Is Driving One of the Tiniest Cars in the World in Your Future? -
Beyond bike-share, easier than Zipcar, the next new thing in getting around town with a light carbon footprint may be Hiriko, a two-passenger electric vehicle developed by the Changing Places research group at MIT’s Media Lab. A production run of 20 prototypes begins next year at Vitoria Gasteiz, in northern Spain. (Hiriko means “urban” in Basque.) But it may be several years before they see wide use.
Anyway, don’t dream of buying one of your own. The wee cars aren’t meant for private ownership. Instead they will be stationed in fleets, as complements to city transit systems. Likely first locations include Barcelona, Berlin, Malmö, Hong Kong, and San Francisco.

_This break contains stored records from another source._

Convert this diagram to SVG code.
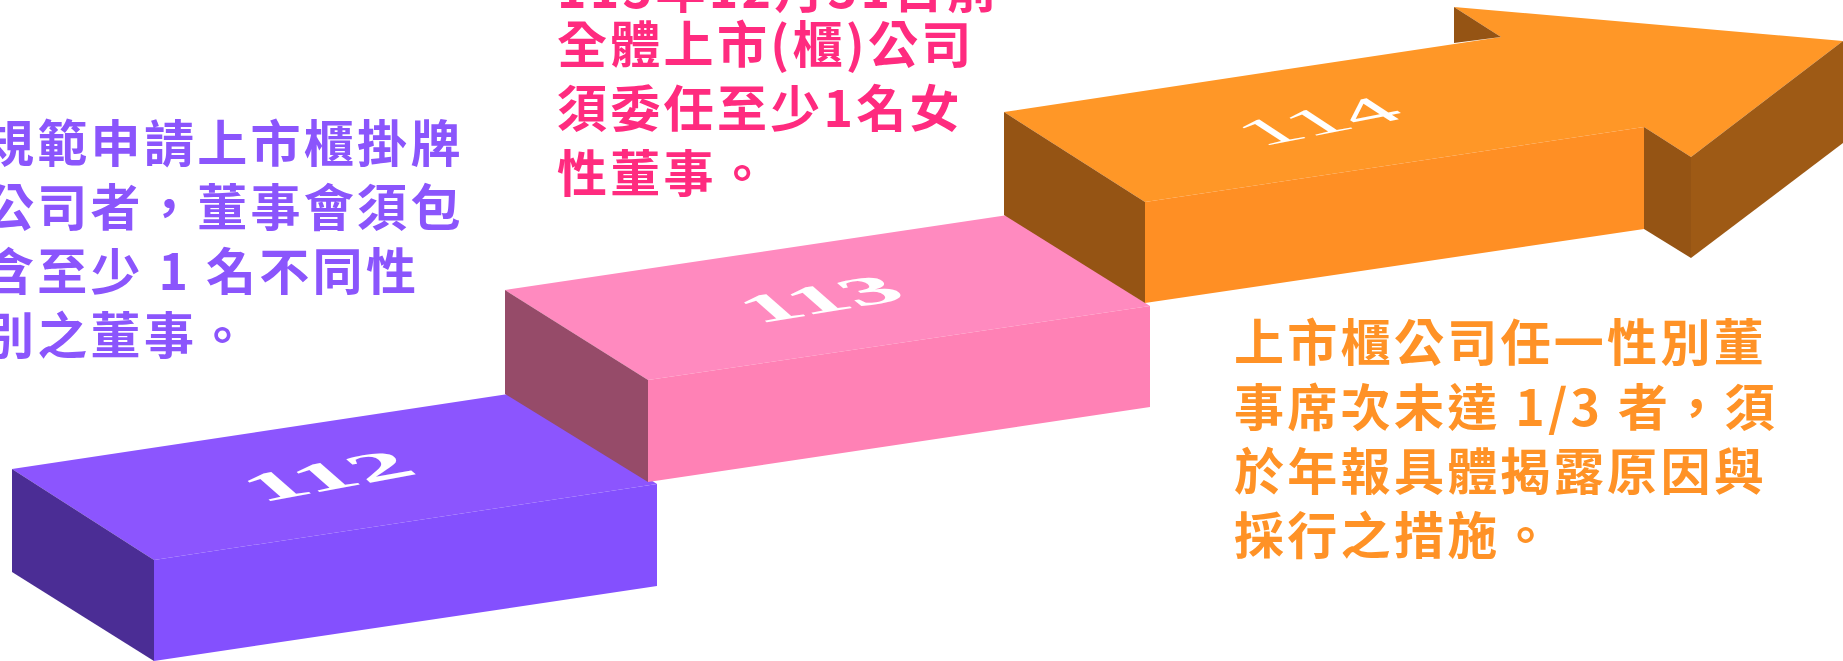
<svg xmlns="http://www.w3.org/2000/svg" width="1843" height="661" viewBox="0 0 1843 661">
<style>
.p{font-family:"Noto Sans CJK TC","Noto Sans CJK SC",sans-serif;font-size:50px;font-weight:700;letter-spacing:3.3px}
.purple{fill:#8B55FC}
.pink{fill:#FF2B7F}
.orange{fill:#FF9226}
.lbl{font-family:"Liberation Serif","Times New Roman",serif;font-size:100px;fill:#FFFFFF;text-anchor:middle}
</style>
<rect width="1843" height="661" fill="#FFFFFF"/>
<g id="step-112">
<polygon points="12,469 515,393 657,484 154,560" fill="#8C55FE"/>
<polygon points="154,560 657,484 657,586 154,661" fill="#8450FE"/>
<polygon points="12,469 154,560 154,661 12,572" fill="#4B2D95"/>
<text class="lbl" font-weight="700" transform="matrix(1.1,-0.2,0.41,0.36,341,488)">112</text>
</g>
<g id="step-113">
<polygon points="505,290 1008,215 1150,306 648,380" fill="#FF8ABF"/>
<polygon points="648,380 1150,306 1150,407 648,482" fill="#FF81B5"/>
<polygon points="505,290 648,380 648,482 505,394" fill="#964B69"/>
<text class="lbl" font-weight="700" transform="matrix(1.05,-0.175,0.41,0.36,834,311)">113</text>
</g>
<g id="step-114">
<polygon points="1004,112 1501,37 1454,7 1843,41 1691,157 1644,127 1145,202" fill="#FF9727"/>
<polygon points="1145,202 1644,127 1644,229 1145,303" fill="#FF8F24"/>
<polygon points="1004,112 1145,202 1145,303 1004,215" fill="#955414"/>
<polygon points="1644,127 1691,157 1691,258 1644,229" fill="#955414"/>
<polygon points="1691,157 1843,41 1843,143 1691,258" fill="#9E5A15"/>
<polygon points="1454,7 1501,37 1454,43" fill="#955414"/>
<text class="lbl" font-weight="400" transform="matrix(1.02,-0.2,0.49,0.32,1335,132)">114</text>
</g>
<g id="text-112">
<text class="p purple"><tspan x="-16" y="162">規範申請上市櫃掛牌</tspan><tspan x="-16" y="226">公司者，董事會須包</tspan><tspan x="-16" y="290">含至少 1 名不同性</tspan><tspan x="-16" y="354">別之董事。</tspan></text>
</g>
<g id="text-113">
<text class="p pink"><tspan x="557" y="8">113年12月31日前</tspan><tspan x="557" y="63">全體上市(櫃)公司</tspan><tspan x="557" y="127">須委任至少1名女</tspan><tspan x="557" y="192">性董事。</tspan></text>
</g>
<g id="text-114">
<text class="p orange"><tspan x="1234" y="361">上市櫃公司任一性別董</tspan><tspan x="1234" y="426">事席次未達 1/3 者，須</tspan><tspan x="1234" y="490">於年報具體揭露原因與</tspan><tspan x="1234" y="554">採行之措施。</tspan></text>
</g>
</svg>
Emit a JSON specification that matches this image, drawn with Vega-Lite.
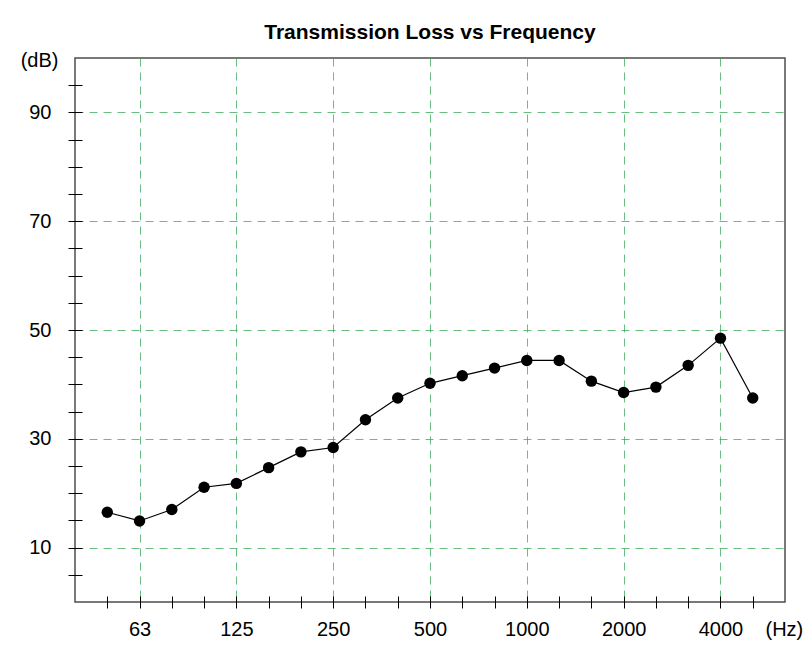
{
  "$schema": "https://vega.github.io/schema/vega-lite/v6.json",
  "autosize": {"type": "none"},
  "padding": {"left": 75, "top": 58, "right": 27, "bottom": 54},
  "width": 710,
  "height": 544,
  "background": "white",
  "title": {
    "text": "Transmission Loss vs Frequency",
    "font": "Liberation Sans",
    "fontSize": 21,
    "fontWeight": "bold",
    "color": "black",
    "anchor": "middle",
    "frame": "group",
    "baseline": "alphabetic",
    "offset": -10
  },
  "data": {
    "values": [
      {"freq": "50", "tl": 16.5},
      {"freq": "63", "tl": 14.9},
      {"freq": "80", "tl": 17.0},
      {"freq": "100", "tl": 21.1},
      {"freq": "125", "tl": 21.8},
      {"freq": "160", "tl": 24.7},
      {"freq": "200", "tl": 27.6},
      {"freq": "250", "tl": 28.4},
      {"freq": "315", "tl": 33.5},
      {"freq": "400", "tl": 37.5},
      {"freq": "500", "tl": 40.2},
      {"freq": "630", "tl": 41.6},
      {"freq": "800", "tl": 43.0},
      {"freq": "1000", "tl": 44.4},
      {"freq": "1250", "tl": 44.4},
      {"freq": "1600", "tl": 40.6},
      {"freq": "2000", "tl": 38.5},
      {"freq": "2500", "tl": 39.5},
      {"freq": "3150", "tl": 43.5},
      {"freq": "4000", "tl": 48.5},
      {"freq": "5000", "tl": 37.5}
    ]
  },
  "encoding": {
    "x": {
      "field": "freq",
      "type": "ordinal",
      "sort": null,
      "scale": {"type": "point", "padding": 1},
      "axis": {
        "title": "(Hz)",
        "titleFont": "Liberation Sans",
        "titleFontSize": 20,
        "titleFontWeight": "normal",
        "titleColor": "black",
        "titleAlign": "left",
        "titleBaseline": "middle",
        "titleX": 690,
        "titleY": 33,
        "labelAngle": 0,
        "labelFont": "Liberation Sans",
        "labelFontSize": 20,
        "labelColor": "black",
        "labelPadding": 11,
        "labelExpr": "indexof(['63','125','250','500','1000','2000','4000'], datum.label) >= 0 ? datum.label : ''",
        "domain": false,
        "offset": -6,
        "tickSize": 12,
        "tickColor": "black",
        "tickWidth": 1,
        "grid": true,
        "gridColor": "#34a856",
        "gridDash": [8, 6],
        "gridWidth": 1,
        "gridOpacity": {
          "condition": {"test": "indexof(['63','125','250','500','1000','2000','4000'], datum.value) >= 0", "value": 0.75},
          "value": 0
        }
      }
    },
    "y": {
      "field": "tl",
      "type": "quantitative",
      "scale": {"domain": [0, 100], "nice": false, "zero": false},
      "axis": {
        "title": "(dB)",
        "titleFont": "Liberation Sans",
        "titleFontSize": 20,
        "titleFontWeight": "normal",
        "titleColor": "black",
        "titleAngle": 0,
        "titleAlign": "right",
        "titleBaseline": "middle",
        "titleX": -24,
        "titleY": 2,
        "values": [5, 10, 15, 20, 25, 30, 35, 40, 45, 50, 55, 60, 65, 70, 75, 80, 85, 90, 95],
        "labelExpr": "datum.value % 20 == 10 ? datum.label : ''",
        "labelFont": "Liberation Sans",
        "labelFontSize": 20,
        "labelColor": "black",
        "labelPadding": 17,
        "domain": false,
        "offset": -7,
        "tickSize": 14,
        "tickColor": "black",
        "tickWidth": 1,
        "grid": true,
        "gridColor": "#34a856",
        "gridDash": [8, 6],
        "gridWidth": 1,
        "gridOpacity": {
          "condition": {"test": "datum.value % 20 == 10", "value": 0.75},
          "value": 0
        }
      }
    }
  },
  "layer": [
    {"mark": {"type": "line", "color": "black", "strokeWidth": 1.2}},
    {"mark": {"type": "point", "filled": true, "color": "black", "opacity": 1, "size": 130}}
  ],
  "config": {
    "view": {"stroke": "#4d4d4d", "strokeWidth": 1.5}
  }
}
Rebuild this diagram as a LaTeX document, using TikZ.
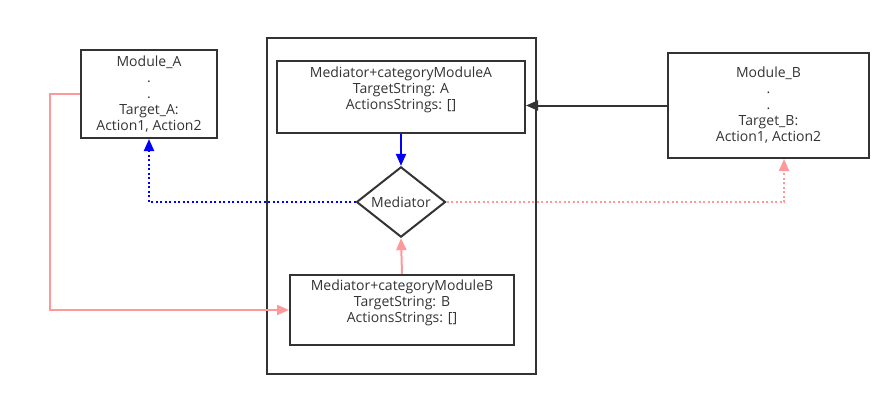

Hirikos measure 100 inches long, compared to a two-door Mini Cooper’s 146. But for parking they collapse to just 60 inches, and nest together like shopping carts. Drivers use them like shared bikes, picking up a car at a Hiriko depot near where they’re coming from, and dropping it at one near their destination. Thus they address the “last mile” problem of mass transit and “might be most useful at the edges of cities where the transit network is sparse,” explains architect Kent Larson, director of the MIT research group. “In an inner city where it’s very walkable to begin with and then you have good trams or subways or buses, you don’t need the vehicles so much. But at the edges you have a desperate need for additional mobility.”